The weeks leading up to my departure were fraught with opposing and conflicting emotions. My reasons were pissed and they were ramping up. How dare I just take off so frivolously and irresponsibly, didn’t I know that avgas was over six dollars a gallon.? How utterly selfish to waste money like that! And what if the airplane breaks down in the middle of nowhere, thousands of miles from home, what then? And, don’t you know anything about weather Ms. Pilot? That thunderstorms need two things to form: Lift and moist air? Both of which are in overly abundant supply from the Rockies eastward? Do you really want the Prince to look like a block of Swiss cheese when it gets pelted with hail? And for crying out loud, LOOK at the size of those mountains! You’ve never had the airplane up that high, can it even do it?
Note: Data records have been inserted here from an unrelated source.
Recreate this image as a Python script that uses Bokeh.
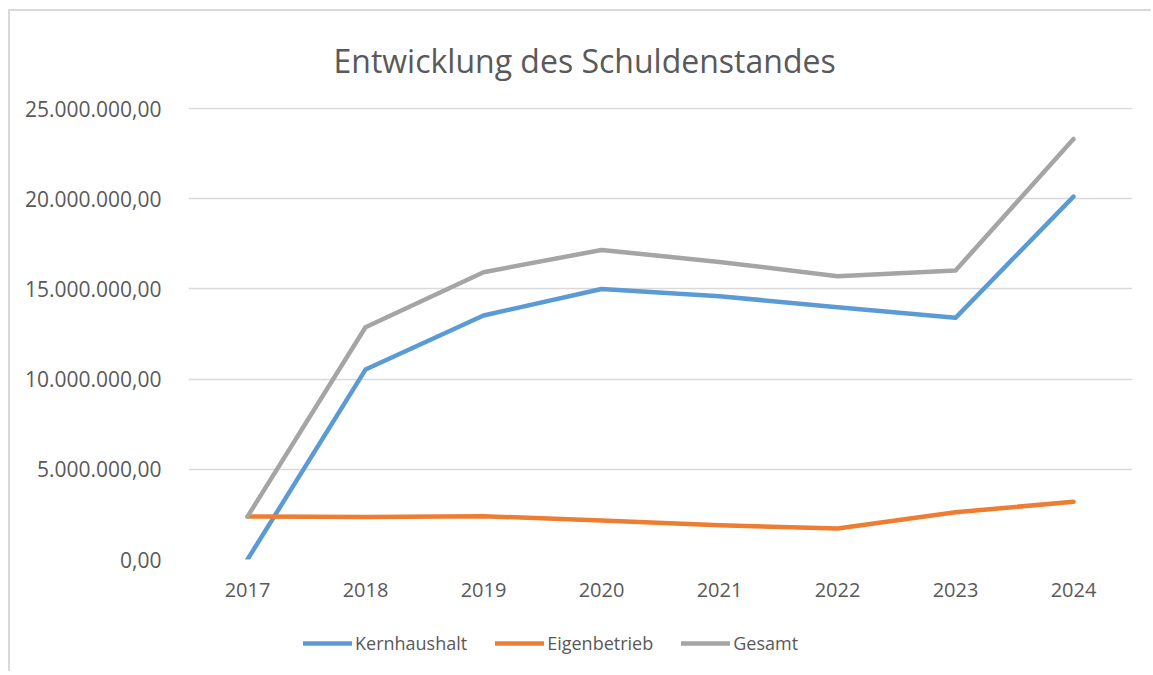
from bokeh.plotting import figure
from bokeh.layouts import column
from bokeh.models import FactorRange, Range1d, FixedTicker, CustomJSTickFormatter, Legend, LegendItem, Title
from bokeh.embed import file_html
from bokeh.resources import INLINE

years = ["2017", "2018", "2019", "2020", "2021", "2022", "2023", "2024"]
kernhaushalt = [0.00, 10.53e6, 13.53e6, 15.00e6, 14.60e6, 13.98e6, 13.40e6, 20.12e6]
eigenbetrieb = [2.38e6, 2.35e6, 2.40e6, 2.16e6, 1.90e6, 1.72e6, 2.62e6, 3.20e6]
gesamt = [2.38e6, 12.88e6, 15.93e6, 17.16e6, 16.50e6, 15.70e6, 16.02e6, 23.32e6]
y_ticks = [0, 5e6, 10e6, 15e6, 20e6, 25e6]
series_names = ["Kernhaushalt", "Eigenbetrieb", "Gesamt"]
colors = ["#5B9BD5", "#ED7D31", "#A5A5A5"]

FONT = "Open Sans"
TXT = "#595959"

p = figure(x_range=FactorRange(*years, range_padding=0), y_range=Range1d(0, 25.06e6),
           width=1141, height=598, output_backend="svg", toolbar_location=None,
           min_border_left=178, min_border_right=19, min_border_top=96, min_border_bottom=50)
p.frame_width = 944
p.frame_height = 452
p.outline_line_color = None
p.background_fill_color = "white"

t = Title(text="Entwicklung des Schuldenstandes", align="left", text_font=FONT,
          text_font_size="32px", text_font_style="normal", text_color=TXT, offset=145, standoff=51)
p.add_layout(t, "above")
p.title.visible = False

p.xgrid.grid_line_color = None
p.ygrid.grid_line_color = "#D9D9D9"
p.ygrid.grid_line_width = 1.3
p.yaxis.ticker = FixedTicker(ticks=y_ticks)
p.yaxis.formatter = CustomJSTickFormatter(code="""
    const s = Math.round(tick).toString();
    const parts = [];
    for (let i = s.length; i > 0; i -= 3) parts.unshift(s.substring(Math.max(0, i - 3), i));
    return parts.join('.') + ',00';
""")
for ax in (p.xaxis, p.yaxis):
    ax.axis_line_color = None
    ax.major_tick_line_color = None
    ax.minor_tick_line_color = None
    ax.major_label_text_font = FONT
    ax.major_label_text_color = TXT
p.xaxis.major_label_text_font_size = "20px"
p.yaxis.major_label_text_font_size = "21px"
p.yaxis.major_label_standoff = 21
p.xaxis.major_label_standoff = 17

for vals, c in zip([kernhaushalt, eigenbetrieb, gesamt], colors):
    p.line(years, vals, line_color=c, line_width=4.5, line_cap="round", line_join="round")

# legend strip below the chart (its sample lines lie outside the strip's visible range)
lf = figure(x_range=Range1d(0, 1), y_range=Range1d(0, 1), width=1141, height=62,
            output_backend="svg", toolbar_location=None, x_axis_type=None, y_axis_type=None,
            min_border=0)
lf.outline_line_color = None
lf.xgrid.visible = False
lf.ygrid.visible = False
legend_renderers = [lf.line([5, 6], [5, 6], line_color=c, line_width=4.5, line_cap="round")
                    for c in colors]
legend = Legend(items=[LegendItem(label=n, renderers=[r]) for n, r in zip(series_names, legend_renderers)],
                orientation="horizontal", location=(115, 15), glyph_width=49, glyph_height=26,
                label_height=26, label_standoff=3, spacing=28, padding=0, margin=0,
                label_text_font=FONT, label_text_font_size="18px", label_text_color=TXT,
                border_line_color=None, background_fill_alpha=0)
lf.add_layout(legend, "center")

layout = column(p, lf, spacing=0)
layout.styles = {"margin-left": "8px", "margin-top": "9px",
                 "border-left": "2px solid #D9D9D9", "border-top": "2px solid #D9D9D9"}

open("out.html", "w").write(file_html(layout, INLINE))
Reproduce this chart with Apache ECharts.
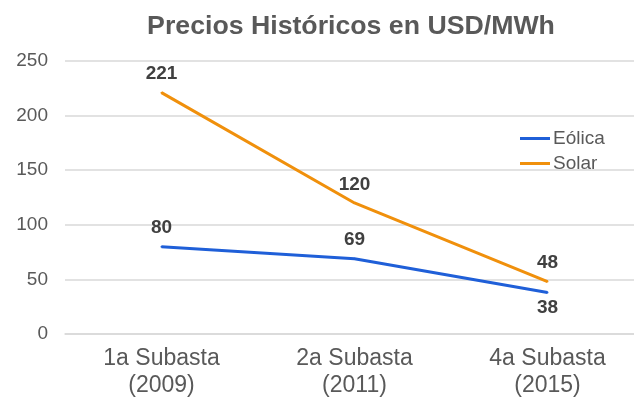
<!DOCTYPE html>
<html>
<head>
<meta charset="utf-8">
<script src="https://cdn.jsdelivr.net/npm/echarts@6/dist/echarts.min.js"></script>
<style>
  html, body { margin: 0; padding: 0; background: #fff; }
  #chart { width: 634px; height: 403px; }
</style>
</head>
<body>
<div id="chart"></div>
<script>
const categories = ['1a Subasta\n(2009)', '2a Subasta\n(2011)', '4a Subasta\n(2015)'];
const eolica = [80, 69, 38];
const solar = [221, 120, 48];
const yTicks = { min: 0, max: 250, interval: 50 };

const chart = echarts.init(document.getElementById('chart'));

const FONT = '"Liberation Sans", Arial, sans-serif';
const BLUE = '#1f5fd8';
const ORANGE = '#f0900c';

function valueLabel(extra) {
  return Object.assign({
    show: true,
    position: 'top',
    distance: 8,
    fontFamily: FONT,
    fontSize: 19,
    fontWeight: 'bold',
    color: '#404040'
  }, extra || {});
}

chart.setOption({
  animation: false,
  title: {
    text: 'Precios Históricos en USD/MWh',
    left: 346,
    textAlign: 'center',
    top: 8,
    textStyle: {
      fontFamily: FONT,
      fontSize: 26.7,
      fontWeight: 'bold',
      color: '#595959'
    }
  },
  legend: {
    orient: 'vertical',
    left: 520,
    top: 129,
    padding: 0,
    itemWidth: 30,
    itemHeight: 3,
    itemGap: 6,
    icon: 'rect',
    textStyle: {
      fontFamily: FONT,
      fontSize: 19,
      color: '#595959',
      padding: [0, 0, 0, -2]
    },
    data: [
      { name: 'Eólica', itemStyle: { color: BLUE } },
      { name: 'Solar', itemStyle: { color: ORANGE } }
    ]
  },
  grid: {
    left: 65,
    width: 579,
    top: 61,
    bottom: 69,
    outerBoundsMode: 'none'
  },
  xAxis: {
    type: 'category',
    data: categories,
    boundaryGap: true,
    axisLine: { show: true, lineStyle: { color: '#d9d9d9', width: 1.5 } },
    axisTick: { show: false },
    axisLabel: {
      fontFamily: FONT,
      fontSize: 23,
      color: '#595959',
      lineHeight: 27,
      margin: 11
    }
  },
  yAxis: {
    type: 'value',
    min: yTicks.min,
    max: yTicks.max,
    interval: yTicks.interval,
    axisLine: { show: false },
    axisTick: { show: false },
    splitLine: { lineStyle: { color: '#d9d9d9', width: 1.5 } },
    axisLabel: {
      fontFamily: FONT,
      fontSize: 19,
      color: '#595959',
      margin: 17
    }
  },
  series: [
    {
      name: 'Eólica',
      type: 'line',
      // last label sits under its point
      data: eolica.map((v, i) => i === eolica.length - 1
        ? { value: v, label: valueLabel({ position: 'bottom', distance: 5 }) }
        : v),
      symbol: 'circle',
      symbolSize: 2,
      showSymbol: true,
      lineStyle: { color: BLUE, width: 3 },
      itemStyle: { color: BLUE },
      label: valueLabel(),
      emphasis: { disabled: true }
    },
    {
      name: 'Solar',
      type: 'line',
      data: solar,
      symbol: 'circle',
      symbolSize: 2,
      showSymbol: true,
      lineStyle: { color: ORANGE, width: 3 },
      itemStyle: { color: ORANGE },
      label: valueLabel(),
      emphasis: { disabled: true }
    }
  ]
});
</script>
</body>
</html>
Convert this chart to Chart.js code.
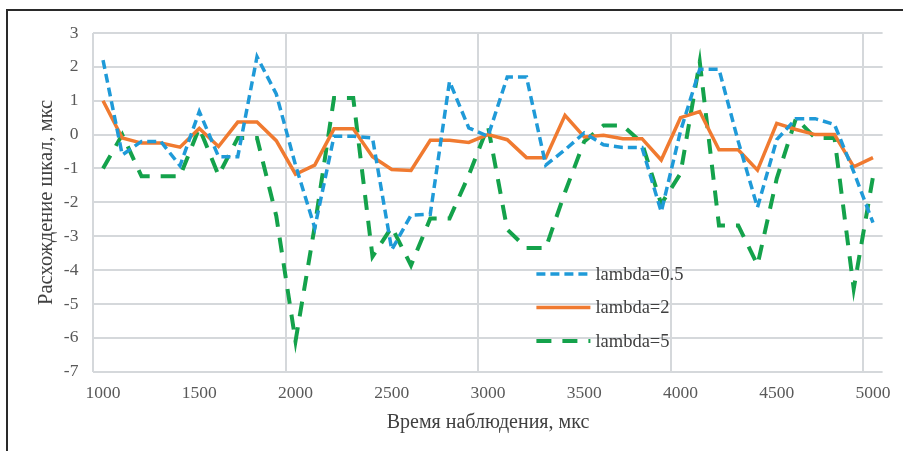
<!DOCTYPE html>
<html>
<head>
<meta charset="utf-8">
<script src="https://cdn.jsdelivr.net/npm/chart.js@4/dist/chart.umd.min.js"></script>
<style>
  html, body { margin: 0; padding: 0; background: #fff; }
  #wrap { position: relative; width: 903px; height: 451px; }
  #frame { position: absolute; left: 6px; top: 9px; right: -10px; bottom: -10px;
           border-left: 2px solid #2a2a2a; border-top: 2px solid #2a2a2a; }
  canvas { position: absolute; left: 0; top: 0; }
</style>
</head>
<body>
<div id="wrap">
  <div id="frame"></div>
  <canvas id="chart" width="903" height="451"></canvas>
</div>
<script>
// time of observation, categories
const times = [1000, 1100, 1200, 1300, 1400, 1500, 1600, 1700, 1800, 1900,
  2000, 2100, 2200, 2300, 2400, 2500, 2600, 2700, 2800, 2900,
  3000, 3100, 3200, 3300, 3400, 3500, 3600, 3700, 3800, 3900,
  4000, 4100, 4200, 4300, 4400, 4500, 4600, 4700, 4800, 4900, 5000];

const lambda05 = [2.2, -0.6, -0.2, -0.2, -0.92, 0.68, -0.65, -0.65, 2.3, 1.2,
  -0.9, -2.75, -0.05, -0.05, -0.1, -3.4, -2.38, -2.35, 1.57, 0.2,
  -0.05, 1.7, 1.7, -0.9, -0.45, 0.05, -0.3, -0.38, -0.38, -2.28,
  0.1, 1.93, 1.93, -0.2, -2.15, -0.15, 0.47, 0.47, 0.3, -1.1, -2.6];

const lambda2 = [1.0, -0.1, -0.25, -0.25, -0.37, 0.18, -0.35, 0.37, 0.37, -0.18,
  -1.17, -0.9, 0.17, 0.17, -0.65, -1.03, -1.06, -0.17, -0.17, -0.23,
  0.0, -0.15, -0.68, -0.68, 0.57, -0.07, -0.02, -0.12, -0.12, -0.75,
  0.5, 0.68, -0.45, -0.45, -1.05, 0.33, 0.15, 0.0, 0.0, -0.95, -0.68];

const lambda5 = [-1.0, 0.0, -1.23, -1.23, -1.23, 0.2, -1.2, -0.1, -0.1, -2.4,
  -6.1, -2.7, 1.08, 1.08, -3.6, -2.73, -3.86, -2.48, -2.48, -1.2,
  0.25, -2.8, -3.35, -3.35, -1.7, -0.2, 0.27, 0.27, -0.25, -2.05,
  -1.15, 2.15, -2.68, -2.68, -3.85, -1.3, 0.48, -0.1, -0.1, -4.55, -1.25];

const seriesNames = ['lambda=0.5', 'lambda=2', 'lambda=5'];

const SERIF = '"Liberation Serif", "Times New Roman", serif';
const gridColor = '#d5d8db';

// legend drawn inside the plot area
const innerLegend = {
  id: 'innerLegend',
  afterDatasetsDraw(chart) {
    const { ctx, chartArea } = chart;
    const x0 = chartArea.left + 443;
    const y0 = chartArea.top + 241;
    ctx.save();
    ctx.font = '18.5px ' + SERIF;
    ctx.textBaseline = 'middle';
    ctx.fillStyle = '#404040';
    chart.data.datasets.forEach((ds, i) => {
      const y = y0 + i * 33.5;
      ctx.strokeStyle = ds.borderColor;
      ctx.lineWidth = ds.borderWidth;
      ctx.setLineDash(ds.borderDash || []);
      ctx.beginPath();
      ctx.moveTo(x0, y);
      ctx.lineTo(x0 + 54, y);
      ctx.stroke();
      ctx.fillText(ds.label, x0 + 59, y + 1);
    });
    ctx.restore();
  }
};

new Chart(document.getElementById('chart'), {
  type: 'line',
  data: {
    labels: times,
    datasets: [
      { label: seriesNames[0], data: lambda05, borderColor: '#1f9ad8', borderWidth: 3.5, borderDash: [9, 5] },
      { label: seriesNames[1], data: lambda2, borderColor: '#f07a30', borderWidth: 3.5 },
      { label: seriesNames[2], data: lambda5, borderColor: '#14a24b', borderWidth: 4, borderDash: [15, 11] }
    ]
  },
  plugins: [innerLegend],
  options: {
    responsive: false,
    animation: false,
    layout: { padding: { left: 0, right: 20.4, top: 33, bottom: 0 } },
    elements: { point: { radius: 0 }, line: { tension: 0, fill: false } },
    plugins: { legend: { display: false }, tooltip: { enabled: false } },
    scales: {
      x: {
        offset: true,
        afterFit: s => { s.height = 79.3; },
        grid: {
          offset: true,
          drawTicks: false,
          lineWidth: 2,
          color: c => (c.index % 10 === 0 ? gridColor : 'rgba(0,0,0,0)')
        },
        border: { display: false },
        ticks: {
          autoSkip: false,
          maxRotation: 0,
          minRotation: 0,
          padding: 11,
          color: '#595959',
          font: { family: SERIF, size: 17.5 },
          callback: function (v, i) { return i % 5 === 0 ? this.getLabelForValue(v) : ''; }
        },
        title: {
          display: true,
          text: 'Время наблюдения, мкс',
          color: '#404040',
          font: { family: SERIF, size: 20 },
          padding: { top: 0, bottom: 16 }
        }
      },
      y: {
        min: -7,
        max: 3,
        afterFit: s => { s.width = 93.4; },
        grid: { drawTicks: false, lineWidth: 2, color: gridColor },
        border: { display: false },
        ticks: {
          stepSize: 1,
          padding: 15,
          color: '#595959',
          font: { family: SERIF, size: 17.5 }
        },
        title: {
          display: true,
          text: 'Расхождение шкал, мкс',
          color: '#404040',
          font: { family: SERIF, size: 20.5 },
          padding: { top: 34, bottom: 0 }
        }
      }
    }
  }
});
</script>
</body>
</html>
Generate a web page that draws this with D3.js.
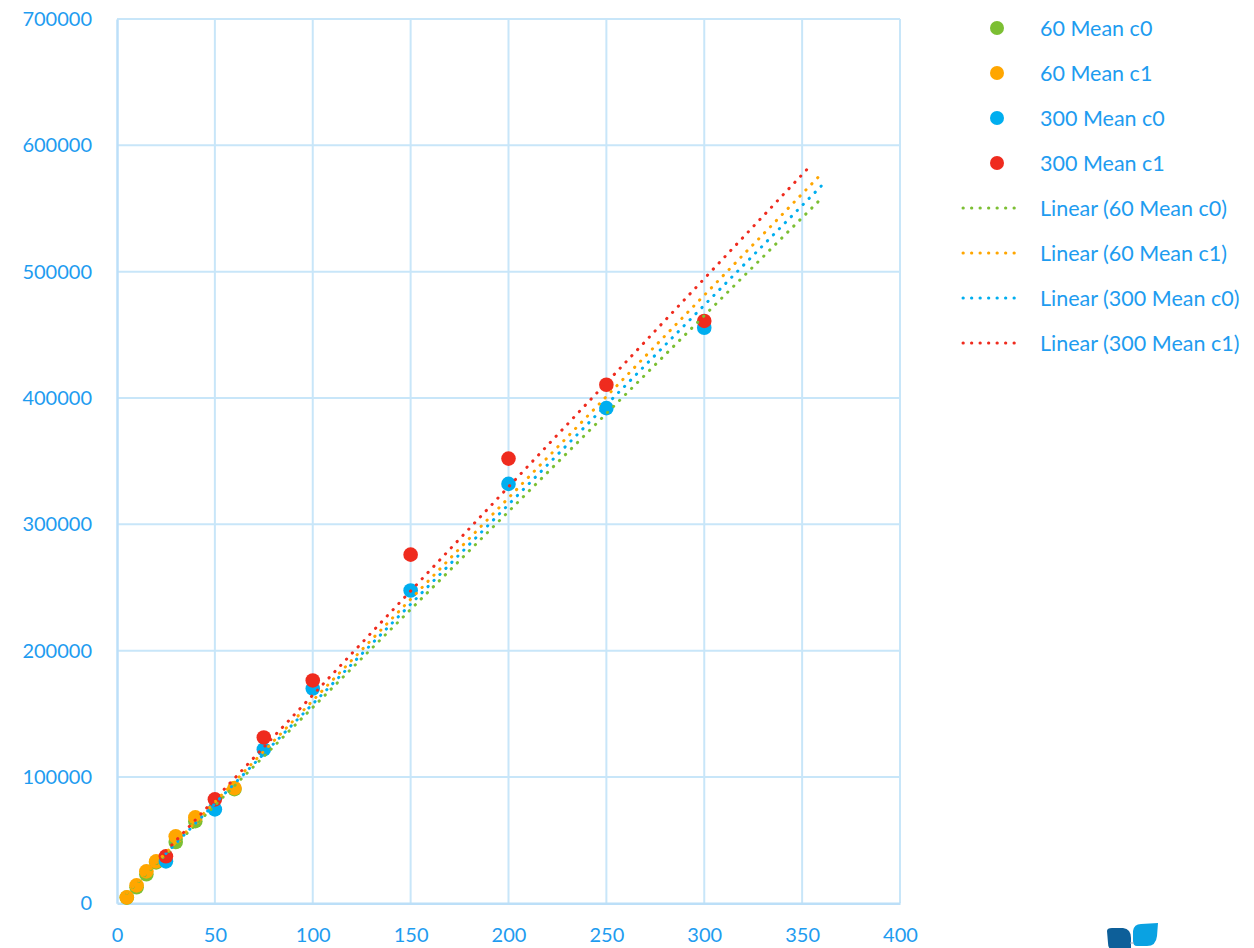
<!DOCTYPE html>
<html><head><meta charset="utf-8">
<script src="https://cdn.jsdelivr.net/npm/d3@7"></script>
<style>html,body{margin:0;padding:0;background:#fff;}svg{display:block;}</style>
</head><body>
<svg id="chart" width="1254" height="948"></svg>
<script>
// ---- data ----
const x60 = [5, 10, 15, 20, 30, 40, 60];
const mean60c0 = [4500, 12700, 23000, 32400, 48500, 65000, 90400];
const mean60c1 = [4700, 14200, 25300, 33200, 53000, 68000, 91200];
const x300 = [25, 50, 75, 100, 150, 200, 250, 300];
const mean300c0 = [33200, 74300, 121800, 170000, 247600, 332000, 392000, 455600];
const mean300c1 = [37200, 82300, 131300, 176400, 276000, 352000, 410500, 461000];
const seriesNames = ["60 Mean c0", "60 Mean c1", "300 Mean c0", "300 Mean c1"];
const trendEnds = [360, 360, 360, 355];
const xTicks = [0, 50, 100, 150, 200, 250, 300, 350, 400];
const yTicks = [0, 100000, 200000, 300000, 400000, 500000, 600000, 700000];

const colors = ["#7cbf33", "#ffa600", "#00aeef", "#ef2b1e"];
const textColor = "#1e9cf0";
const font = "Lato, 'Open Sans', sans-serif";

const series = [
  {name: seriesNames[0], xs: x60, ys: mean60c0, end: trendEnds[0], color: colors[0]},
  {name: seriesNames[1], xs: x60, ys: mean60c1, end: trendEnds[1], color: colors[1]},
  {name: seriesNames[2], xs: x300, ys: mean300c0, end: trendEnds[2], color: colors[2]},
  {name: seriesNames[3], xs: x300, ys: mean300c1, end: trendEnds[3], color: colors[3]},
];

const svg = d3.select("#chart");
const L = 117, R = 900, T = 19, B = 903.3;
const x = d3.scaleLinear().domain([0, 400]).range([L, R]);
const y = d3.scaleLinear().domain([0, 700000]).range([B, T]);

// gridlines
const grid = svg.append("g");
grid.selectAll("line.v").data(xTicks.slice(1)).join("line")
  .attr("x1", d => x(d)).attr("x2", d => x(d)).attr("y1", T).attr("y2", B)
  .attr("stroke", "#c8e6f9").attr("stroke-width", 2);
grid.selectAll("line.h").data(yTicks.slice(1)).join("line")
  .attr("x1", L).attr("x2", R).attr("y1", d => y(d)).attr("y2", d => y(d))
  .attr("stroke", "#c8e6f9").attr("stroke-width", 2);

// axes
const xAxis = svg.append("g").attr("transform", `translate(0,${B})`)
  .call(d3.axisBottom(x).tickValues(xTicks).tickSize(0).tickPadding(25).tickFormat(d3.format("d")));
const yAxis = svg.append("g").attr("transform", `translate(${L},0)`)
  .call(d3.axisLeft(y).tickValues(yTicks).tickSize(0).tickPadding(25).tickFormat(d3.format("d")));
[xAxis, yAxis].forEach(a => {
  a.select(".domain").attr("stroke", "#bcdff8").attr("stroke-width", 2.5);
  a.selectAll("text").attr("fill", textColor).style("font-family", font).style("font-size", "20px");
});
xAxis.selectAll("text").attr("dy", "0.71em");

// markers
series.forEach(s => {
  svg.append("g").selectAll("circle").data(s.xs.map((v, i) => [v, s.ys[i]])).join("circle")
    .attr("cx", d => x(d[0])).attr("cy", d => y(d[1])).attr("r", 7.3)
    .attr("fill", s.color);
});

// linear trendlines (intercept fixed at 0)
series.forEach(s => {
  const sxy = d3.sum(s.xs, (v, i) => v * s.ys[i]);
  const sxx = d3.sum(s.xs, v => v * v);
  const slope = sxy / sxx;
  const x0 = d3.min(s.xs);
  svg.append("line")
    .attr("x1", x(x0)).attr("y1", y(slope * x0))
    .attr("x2", x(s.end)).attr("y2", y(slope * s.end))
    .attr("stroke", s.color).attr("stroke-width", 3)
    .attr("stroke-linecap", "round").attr("stroke-dasharray", "0.3 8.2");
});

// legend
const leg = svg.append("g");
const rowY = i => 28 + i * 45;
const legFont = "21.5px";
series.forEach((s, i) => {
  leg.append("circle").attr("cx", 997).attr("cy", rowY(i)).attr("r", 7).attr("fill", s.color);
  leg.append("text").attr("x", 1040).attr("y", rowY(i)).attr("dy", "0.35em")
    .attr("fill", textColor).style("font-family", font).style("font-size", legFont).text(s.name);
});
series.forEach((s, i) => {
  const yy = rowY(i + 4);
  leg.append("line").attr("x1", 963).attr("x2", 1022).attr("y1", yy).attr("y2", yy)
    .attr("stroke", s.color).attr("stroke-width", 3)
    .attr("stroke-linecap", "round").attr("stroke-dasharray", "0.3 8.2");
  leg.append("text").attr("x", 1040).attr("y", yy).attr("dy", "0.35em")
    .attr("fill", textColor).style("font-family", font).style("font-size", legFont)
    .text(`Linear (${s.name})`);
});

// small logo bottom-right
const logo = svg.append("g");
logo.append("path").attr("d", "M1107,931 Q1107,928 1112,928 L1123,928 Q1131,929 1131,938 L1131,950 L1114,950 Q1108,950 1108,943 Z")
  .attr("fill", "#0d5f99");
logo.append("path").attr("d", "M1133,931 Q1134,924 1141,924 L1158,923 L1157,936 Q1156,946 1147,946 L1137,946 Q1133,946 1133,941 Z")
  .attr("fill", "#0aa2e2");
logo.append("line").attr("x1", 1130).attr("x2", 1134).attr("y1", 943).attr("y2", 943)
  .attr("stroke", "#9ab").attr("stroke-width", 1);
</script>
</body></html>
And geez, you didn’t even invite your husband, just leave him behind to man the fort! On and on these thoughts would run accompanied by a dread knot of anxiety in my stomach. But to counter the dread thoughts, my dream was growing and stretching, buoying my spirit and propelling me forward in spite of my worries. It was a battle of the reasons and the dream until I settled into the rear cockpit on August the seventh, waved goodbye to our friends and family and took off to the east. As we were climbing above a scattered layer, the Cascade peaks poking through in all their magnificent, snow capped beauty, I queried Chrissy about her silence as she rode in the front cockpit. She summed it up perfectly, “I just can’t believe we’re actually doing this.” And neither could I. I exhaled deeply, realizing that part of the magic of this trip was that I was finally doing it, and my fears about a future that never existed except in my mind melted, and I was free.